Kathy Flann is the author of the short story collection, Smoky Ordinary, winner of the Serena McDonald Kennedy Award, Get a Grip, winner of the George Garrett Fiction Prize, the recently released How To Survive a Human Attack, and a book of essays, WRITE ON: Secrets to Crafting Better Stories. Her work appears in numerous journals and anthologies, including Blackbird, The Gettysburg Review, The North American Review, Shenandoah, and New Stories from the South. For five years, Kathy served as a Senior Lecturer and Course Leader of creative writing at the University of Cumbria in England. During that time, she created mini-courses for the BBC’s Get Writing website and served on the board of the National Association of Writers in Education. After a move to Baltimore, Maryland, Kathy taught creative writing at Goucher College for eleven years, receiving tenure and promotion to Associate Professor along the way.

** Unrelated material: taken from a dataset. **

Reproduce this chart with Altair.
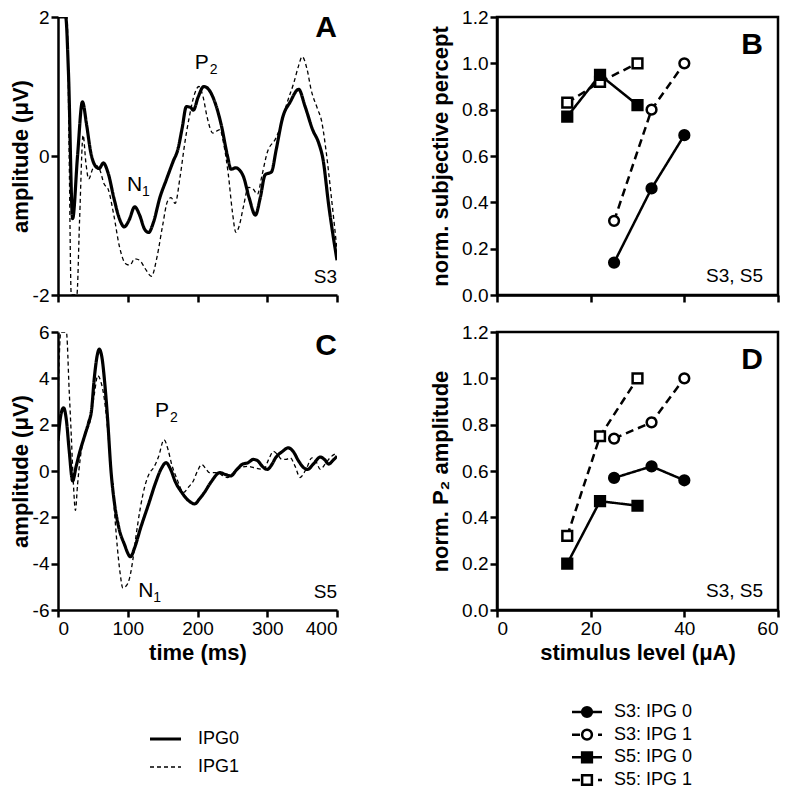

She currently teaches writing at the Johns Hopkins Center of Talented Youth.

 

“In her smart and beautifully observed stories, Kathy Flann drops us straight into the complex lives of a collection of imperfect strivers, who want love, want to be good, or want somehow to transcend their makeshift existences, and who are often their own worst enemies. Each of these tales is simultaneously a portrait of its grim-funny, yet touching protagonist and of a land, very like the United States, where everything is possible, and nothing is quite what it should be.”